Между тем немцы были еще близко, хотя и несомненно отступали. Налаживалась и жизнь академии; клиника получила другое помещение в главном корпусе Обуховской больницы. Мой кабинет раньше был кабинет И. И. Грекова [123] , в нем лежал до и после операции по поводу желчнокаменной болезни Иван Петрович Павлов, оставив на память свой портрет с надписью. Вообще это здание было как бы символом старой петербургской медицины боткинского типа; в нем работал и один из учеников С. П. Боткина – Александр Афанасьевич Нечаев, прославленный врач; сын его Александр Александрович, добродушный доцент моей клиники, прибыл с нами в свою старую больницу, где он и жил всегда, с детства.
Энергичный Зиновий Моисеевич развернулся: в клинике удалось создать экспериментальную и биохимическую лабораторию. В короткий срок в дальнейшем были выполнены многочисленные работы и выпущено два сборника трудов кафедры (один из них в 1947 году – в честь двадцатипятилетия моей врачебной и научной работы).

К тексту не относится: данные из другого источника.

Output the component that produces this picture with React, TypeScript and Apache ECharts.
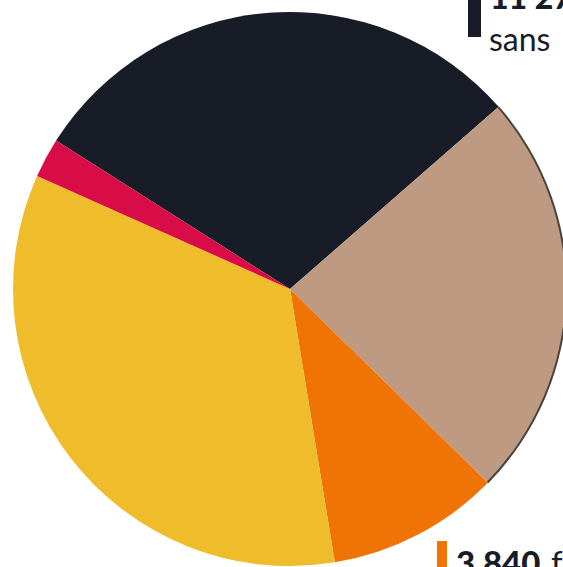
import React, { useEffect, useRef } from "react";
import * as echarts from "echarts";

const categories = ["Navy", "Tan", "Orange", "Yellow", "Red"];
const values = [11270, 9050, 3840, 13060, 880];
const colors = ["#181c27", "#bf9a82", "#f07305", "#efbc2b", "#d80c46"];
const topNumber = "11 270";
const topWord = "sans";
const bottomNumber = "3 840";
const bottomWord = "f";

export default function App() {
  const ref = useRef<HTMLDivElement>(null);
  useEffect(() => {
    if (!ref.current) return;
    const chart = echarts.init(ref.current, undefined, { renderer: "svg" });
    const data = categories.map((c, i) => ({
      name: c,
      value: values[i],
      itemStyle: { color: colors[i] },
    }));
    const ringData = categories.map((c, i) => ({
      name: c,
      value: values[i],
      itemStyle: { color: c === "Tan" ? "#4a4440" : "rgba(0,0,0,0)" },
    }));
    chart.setOption({
      animation: false,
      series: [
        {
          type: "pie",
          center: [290, 289],
          radius: [0, 277],
          startAngle: 147.6,
          clockwise: true,
          label: { show: false },
          labelLine: { show: false },
          emphasis: { disabled: true },
          itemStyle: { borderWidth: 0 },
          data,
        },
        {
          type: "pie",
          center: [290, 289],
          radius: [275.5, 277.5],
          startAngle: 147.6,
          clockwise: true,
          silent: true,
          label: { show: false },
          labelLine: { show: false },
          emphasis: { disabled: true },
          itemStyle: { borderWidth: 0 },
          data: ringData,
        },
      ],
      graphic: [
        { type: "rect", shape: { x: 468, y: 0, width: 13, height: 37 }, style: { fill: "#181c27" } },
        {
          type: "text",
          style: { x: 490, y: -20, text: topNumber, font: "900 32px Lato", fill: "#181c27", verticalAlign: "top" },
        },
        {
          type: "text",
          style: { x: 489, y: 22, text: topWord, font: "400 32px Lato", fill: "#181c27", verticalAlign: "top" },
        },
        { type: "rect", shape: { x: 437, y: 541, width: 10, height: 30 }, style: { fill: "#f07305" } },
        {
          type: "text",
          style: { x: 456, y: 545, text: bottomNumber, font: "900 33px Lato", fill: "#181c27", verticalAlign: "top" },
        },
        {
          type: "text",
          style: { x: 551, y: 545, text: bottomWord, font: "400 33px Lato", fill: "#181c27", verticalAlign: "top" },
        },
      ],
    });
    return () => chart.dispose();
  }, []);
  return (
    <div
      ref={ref}
      style={{ position: "absolute", left: 0, top: 0, width: 563, height: 567, background: "#fff" }}
    />
  );
}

Счастливое событие – капитуляцию Германии, окончание войны в Ленинграде – праздновали в майский солнечный день. Было тепло, ходили в летнем. Я с ребятами влился в ликующую толпу, которая несла нас по Невскому, к Неве, к военным кораблям, стоявшим у набережной.
Через несколько дней группа медиков Военно-морского флота, в том числе я, Триумфов, Засосов [124] и Зедгенидзе [125] , отправилась «по следам войны» – на базы Балтийского флота. В Либаве в лазарете для немецких военнопленных мы встретили злые, колючие взгляды. Такие же лица, еще более ненавидящие, мы встречали и в других подобных медицинских учреждениях.
Первый немецкий город – Мемель [126] – сохранил свой симпатичный германский вид, но дальше шла опустошенная Восточная Пруссия. Разбитые опустевшие фермы с красивыми черепичными крышами среди покинутых фруктовых садов, залитых бело-розовым цветением. Обсаженные яблоневыми или липовыми деревьями прямые дороги прерывались иногда разрушенными мостами, но казались нам (после бездорожья российской земли) символом европейской культуры. На этих аллеях иногда попадались группы людей – это немцы, покидавшие родные дома и поля и шедшие на запад, подальше от русских. Тут были старики в шляпах, нарядные дети, женщины, одетые как горожанки, как даже наши модницы; в детских колясочках они тащили свой скарб – то, что удалось в них сложить; поверх вещей они сажали малышей; так шли они дни, не оборачиваясь и не глядя на обгонявших их машинах русских.
Шофер нашей машины сказал однажды: «Эх, несчастные», но тут же стал вспоминать, как в начале войны толпы наших беженцев обстреливались немецкими самолетами. «Сколько было убито ни в чем не повинных людей! А эти, что ж, пусть прогуляются с колясочками, мы ведь их не трогаем». Действительно, наши наступающие части никого из гражданского населения не убивали.
Разбитые опустевшие фермы с красивыми черепичными крышами среди покинутых фруктовых садов
Зато досталось женщинам. В Пиллау [127] мы остановились у начальника нашего госпиталя; их обслуживала красивенькая молоденькая немка; ее изнасиловали десять раз (то есть десять наших моряков). Доктор утверждал, что обошлось без венерических болезней. И эта веселая красотка – дочка удравшего домохозяина – имела вид скромной Гретхен и, между прочим, приготовляла вкусные обеды. Наши военнослужащие вообще находили в этом отношении весьма любезный прием – и я вспоминал дочку Пенкославского или сестру из Кисловодска. Тут уж, очевидно, действует один из законов войны: жертвы смерти компенсируются жертвами фаллоса.
Второе, на что оказались падкими наши доблестные воины, – часы. Они выискивали часы в оставленных домах, вспарывали подушки, перины. Победоносный путь армии буквально белел от пуха. Эти немецкие перины (которыми, как известно, жители Средней Европы покрываются вместо одеял даже в летнее время) вызывали у наших какое-то остервенение; их разрывали тесаками и перетряхивали в надежде, не выпадет ли оттуда пара-другая часов. Затем обвешивались часами – по несколько на обеих руках и на карманах.
Потрошили также и книжные шкафы, вышвыривая книги в окно на улицу. В каждой куче книг обязательно валялась «Mein Kampf» Гитлера. Вообще распространение фашистских сочинений можно было поставить в параллель с обязательными в каждой советской семье сочинениями Маркса – Ленина – Сталина. Легко можно было найти и книги Ницше. В книжных кучах валялись и ценные издания по искусству, их поливал весенний дождик (в моей библиотеке по живописи имеется несколько богато иллюстрированных альбомов из подобных куч – Гольбейна, Дюрера и др.).